Rabbi Yaakov Neuberger
Rabbi Yaakov Neuburger

Performing Under Pressure

The sweet fragrance accorded to the animal sacrifices that Noach brought to mark his exit from the teivah presumably announced Hashem's happiness with those sacrifices and probably indicated that they were an auspicious start to the new world that Noach would build. How fascinating it was, therefore, to find the medrash (Raba 34:10) describe the fragrance as nothing other than "the scent of destruction". Afraid that we would mistakenly conjure up the smell of waste and destruction left behind by the receding flood waters and associate that with these sacrifices, the medrash continues with a parable. We are asked to view Hashem's reaction similar to that of a king planning the construction of a beautiful seaside palace. Searching for the precise location, the king chooses, from amongst all the possible views and conveniences, the place where he chanced upon an attractive and apparently powerful odor.

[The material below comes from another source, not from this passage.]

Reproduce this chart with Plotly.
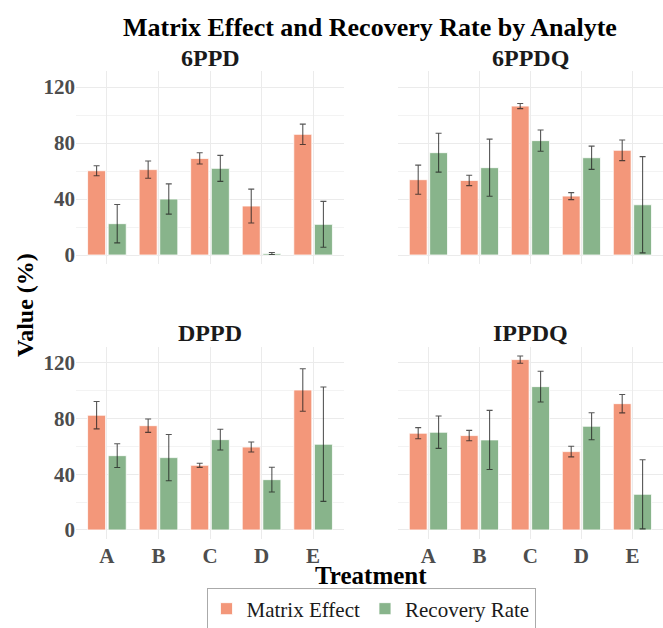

This medrash certainly should leave us quite puzzled. What is the sweet odor of destruction and desolation? Does it in any way resemble the fragrance of the sacrifices of years later that are indeed referred to with the same phrase? It would certainly be surprising to see emptiness and waste in the solemn introspection of a sin offering or the attendant gratitude of a sinner seeing an animal take his place on the altar. Furthermore, the parable teaches us that Noach's sacrifice convinced Hashem of the vitality of the world that He would build through the efforts of Noach and family, but leaves us on our own to connect the dots.

Clearly, it would not be hard for us to imagine Noach emerging from the flood as a cynical survivor overwhelmed with doubts of the value in rebuilding the world that had failed and crumbled to nothing in several months. How else can one feel with friends, home, indeed all of what commonly lends structure and familiarity to life, simply washed away to nothingness.

Yet it is my generation that witnessed, perhaps like none other, an altogether different kind of survivor as well. We saw people with enormous dedication to the past and incredible commitment to a bright future that would be mixed with indescribable pain. Indeed we grew to know survivors that were determined not to be the link that failed, and felt the responsibility that assured their eminent success.

Thus the sacrifice that showed that Noach emerged with belief that was strengthened rather that strained, and shoulders that were broad and youthful rather than shaken and aged, gave rise to the bitter sweet smell of destruction. Out of his loneliness arose a sense of unique responsibility for G-d's world and a sense of purpose that was bold and defiant.

Perhaps the medrash instructs us further to appreciate why the Torah describes the expanding family of Noach as an introduction the subsequent disappointing sequence of events(9:18-21). Noach becomes a "man of the earth" only after his chlidren had inhabited many countries, and the future of the world no longer was entirely dependant on him.

With the pressures of being a lone survivor well behind him, the fragrance of the vitality and vigor that often results from desolation began to fade, as did those who were so clearly commissioned to build the royal seaside palace.